Dui Hua has worked tirelessly on Miao’s case, putting his name on 17 prisoner lists submitted to the Chinese government since 2005. In February 2015, Dui Hua’s executive director John Kamm was told by a Chinese official that Miao had been given a one-year sentence reduction in 2012. In late January 2016, Kamm submitted another request for an update on Miao’s situation. The 51 year-old former worker was given an 11-month reduction six weeks later.

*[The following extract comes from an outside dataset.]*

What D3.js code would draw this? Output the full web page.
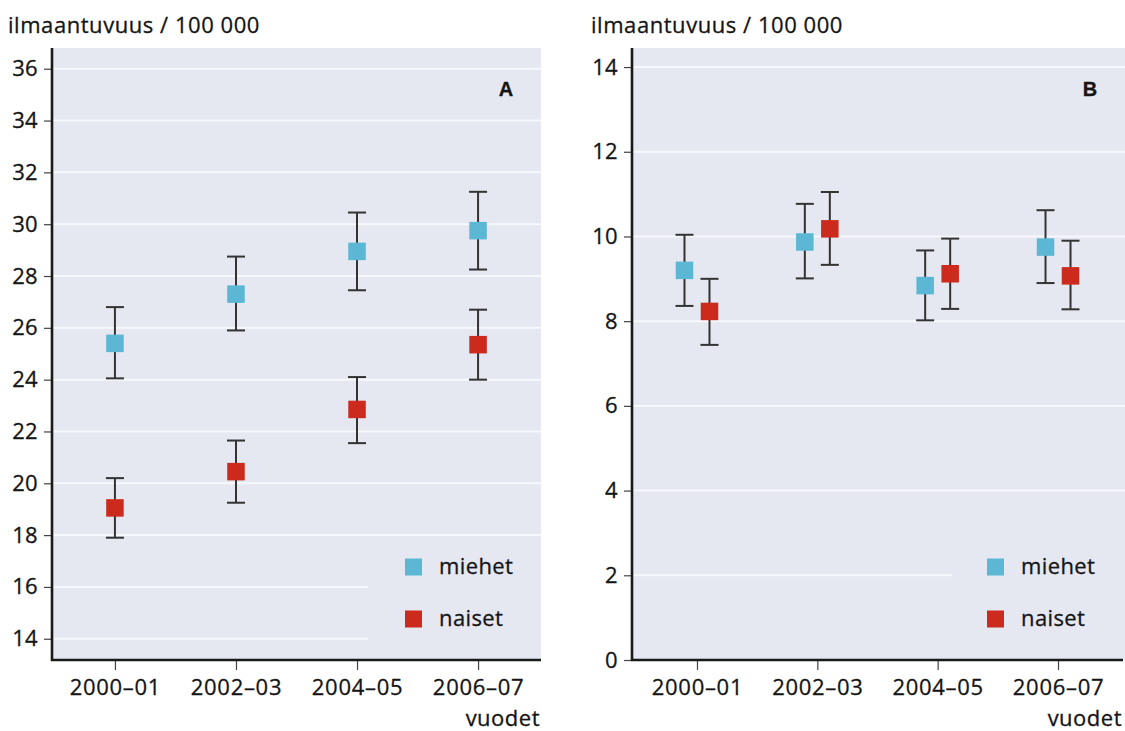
<!DOCTYPE html>
<html>
<head>
<meta charset="utf-8">
<script src="https://cdn.jsdelivr.net/npm/d3@7"></script>
<style>
  html, body { margin: 0; padding: 0; background: #ffffff; }
  svg { display: block; }
  text { font-family: "Open Sans", "Noto Sans", sans-serif; fill: #151515; stroke: #151515; stroke-width: 0.3px; }
</style>
</head>
<body>
<svg id="chart" width="1125" height="731"></svg>
<script>
// ---- data ----
const categories = ["2000–01", "2002–03", "2004–05", "2006–07"];
const seriesNames = ["miehet", "naiset"];

// Panel A
const miehetA    = [25.4, 27.3, 28.95, 29.75];
const miehetA_lo = [24.05, 25.9, 27.45, 28.25];
const miehetA_hi = [26.8, 28.75, 30.45, 31.25];
const naisetA    = [19.05, 20.45, 22.85, 25.35];
const naisetA_lo = [17.9, 19.25, 21.55, 24.0];
const naisetA_hi = [20.2, 21.65, 24.1, 26.7];
const ticksA = [14, 16, 18, 20, 22, 24, 26, 28, 30, 32, 34, 36];

// Panel B
const miehetB    = [9.2, 9.87, 8.84, 9.75];
const miehetB_lo = [8.36, 9.01, 8.02, 8.9];
const miehetB_hi = [10.04, 10.77, 9.67, 10.62];
const naisetB    = [8.23, 10.18, 9.12, 9.07];
const naisetB_lo = [7.44, 9.33, 8.29, 8.28];
const naisetB_hi = [9.0, 11.05, 9.95, 9.9];
const ticksB = [0, 2, 4, 6, 8, 10, 12, 14];

const yTitle = "ilmaantuvuus / 100 000";
const xTitle = "vuodet";

// ---- styles ----
const colors = { miehet: "#5bb7d4", naiset: "#cc2a1d" };
const bg = "#e5e7f1";
const svg = d3.select("#chart");
const plotTop = 48, plotBottom = 660;
const fs = 22;

function panel(cfg) {
  const g = svg.append("g");
  const x = d3.scalePoint().domain(categories).range([cfg.x0, cfg.x1]).padding(cfg.pad);
  const y = d3.scaleLinear().domain(cfg.ydom).range([plotBottom, plotTop]);

  // background
  g.append("rect").attr("x", cfg.x0).attr("y", plotTop)
    .attr("width", cfg.bgRight - cfg.x0).attr("height", plotBottom - plotTop).attr("fill", bg);

  // gridlines
  g.selectAll(".grid").data(cfg.ticks).join("line")
    .attr("x1", cfg.x0).attr("x2", cfg.bgRight)
    .attr("y1", d => y(d)).attr("y2", d => y(d))
    .attr("stroke", "#f7f8fc").attr("stroke-width", 2);

  // legend box (covers gridlines)
  g.append("rect").attr("x", cfg.legX).attr("y", cfg.legTop)
    .attr("width", cfg.bgRight - cfg.legX).attr("height", plotBottom - cfg.legTop).attr("fill", bg);

  // y axis
  const yAxis = d3.axisLeft(y).tickValues(cfg.ticks).tickSize(8).tickPadding(6).tickFormat(d3.format("d"));
  const ya = g.append("g").attr("transform", `translate(${cfg.x0},0)`).call(yAxis);
  ya.select(".domain").remove();
  ya.selectAll(".tick line").attr("stroke", "#444").attr("stroke-width", 1.2);
  ya.selectAll(".tick text").attr("font-size", fs).attr("fill", "#151515")
    .style("font-family", '"Open Sans", sans-serif').attr("letter-spacing", 0.3);

  // x axis
  const xAxis = d3.axisBottom(x).tickSize(10).tickPadding(9);
  const xa = g.append("g").attr("transform", `translate(0,${plotBottom})`).call(xAxis);
  xa.select(".domain").remove();
  xa.selectAll(".tick line").attr("stroke", "#444").attr("stroke-width", 1.2);
  xa.selectAll(".tick text").attr("font-size", fs).attr("fill", "#151515")
    .style("font-family", '"Open Sans", sans-serif').attr("letter-spacing", 0.7);

  // axis lines
  g.append("line").attr("x1", cfg.x0).attr("x2", cfg.x0).attr("y1", plotTop).attr("y2", plotBottom + 1)
    .attr("stroke", "#1a1a1a").attr("stroke-width", 2.6);
  g.append("line").attr("x1", cfg.x0 - 1).attr("x2", cfg.axisRight).attr("y1", plotBottom).attr("y2", plotBottom)
    .attr("stroke", "#1a1a1a").attr("stroke-width", 2.6);

  // y title
  g.append("text").attr("x", cfg.titleX).attr("y", 33).attr("font-size", fs)
    .attr("letter-spacing", 0.55).text(yTitle);
  // x title
  g.append("text").attr("x", cfg.axisRight - 1).attr("y", 726).attr("text-anchor", "end")
    .attr("font-size", fs).attr("letter-spacing", 0.5).text(xTitle);
  // panel letter
  g.append("text").attr("x", cfg.letterX).attr("y", 96).attr("text-anchor", "middle")
    .attr("font-size", 20).attr("font-weight", "bold").style("font-family", '"Liberation Sans", Arial, sans-serif')
    .text(cfg.letter);

  // series
  cfg.series.forEach((s, si) => {
    const off = cfg.offsets[si];
    const data = categories.map((c, i) => ({ c, v: s.v[i], lo: s.lo[i], hi: s.hi[i] }));
    const sg = g.append("g");
    const cap = 9;
    sg.selectAll(".eb").data(data).join("line")
      .attr("x1", d => x(d.c) + off).attr("x2", d => x(d.c) + off)
      .attr("y1", d => y(d.lo)).attr("y2", d => y(d.hi))
      .attr("stroke", "#333").attr("stroke-width", 2);
    sg.selectAll(".capT").data(data).join("line")
      .attr("x1", d => x(d.c) + off - cap).attr("x2", d => x(d.c) + off + cap)
      .attr("y1", d => y(d.hi)).attr("y2", d => y(d.hi))
      .attr("stroke", "#333").attr("stroke-width", 2);
    sg.selectAll(".capB").data(data).join("line")
      .attr("x1", d => x(d.c) + off - cap).attr("x2", d => x(d.c) + off + cap)
      .attr("y1", d => y(d.lo)).attr("y2", d => y(d.lo))
      .attr("stroke", "#333").attr("stroke-width", 2);
    const ms = 17.5;
    sg.selectAll(".pt").data(data).join("rect")
      .attr("x", d => x(d.c) + off - ms / 2).attr("y", d => y(d.v) - ms / 2)
      .attr("width", ms).attr("height", ms).attr("fill", colors[s.name]);
  });

  // legend
  seriesNames.forEach((n, i) => {
    const ly = 567 + i * 52;
    g.append("rect").attr("x", cfg.legSqX).attr("y", ly - 8.5).attr("width", 17).attr("height", 17)
      .attr("fill", colors[n]);
    g.append("text").attr("x", cfg.legSqX + 34).attr("y", ly + 7).attr("font-size", fs)
      .attr("letter-spacing", 0.4).text(n);
  });
}

panel({
  x0: 52, x1: 541, pad: 0.52, bgRight: 541, axisRight: 541,
  ydom: [13.18, 36.8], ticks: ticksA, titleX: 8, letter: "A", letterX: 506,
  legX: 368, legTop: 548, legSqX: 405,
  offsets: [0, 0],
  series: [
    { name: "miehet", v: miehetA, lo: miehetA_lo, hi: miehetA_hi },
    { name: "naiset", v: naisetA, lo: naisetA_lo, hi: naisetA_hi }
  ]
});

panel({
  x0: 632, x1: 1123, pad: 0.54, bgRight: 1125, axisRight: 1123,
  ydom: [0, 14.45], ticks: ticksB, titleX: 591, letter: "B", letterX: 1090,
  legX: 952, legTop: 530, legSqX: 987,
  offsets: [-12.5, 12.5],
  series: [
    { name: "miehet", v: miehetB, lo: miehetB_lo, hi: miehetB_hi },
    { name: "naiset", v: naisetB, lo: naisetB_lo, hi: naisetB_hi }
  ]
});
</script>
</body>
</html>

According to an account published in a provincial record, 1,602 people were sentenced to prison nationwide for what they did during the 1989 disturbances. (Many more were held in detention centers for long periods, or sentenced to re-education through labor.) Dui Hua’s Political Prisoner Database has records on about half of those sentenced to prison. The foundation continues to seek information on individuals who were sentenced to death with two-year reprieve who remain unaccounted for. On a recent visit to a university library, Dui Hua researchers found information on several June 4 prisoners whose names were previously unknown. (All have been released.) As of today, Miao Deshun is the only Tiananmen prisoner known to Dui Hua to still be in prison.
“Miao Deshun, the last known prisoner serving a sentence for a crime committed during the June 1989 disturbances in Beijing, is due to be released from Yanqing Prison in less than six months,” said John Kamm, Executive Director of The Dui Hua Foundation. “We welcome this news, and express the hope that he will receive the care he needs to resume a normal life after spending more than half of it behind bars.”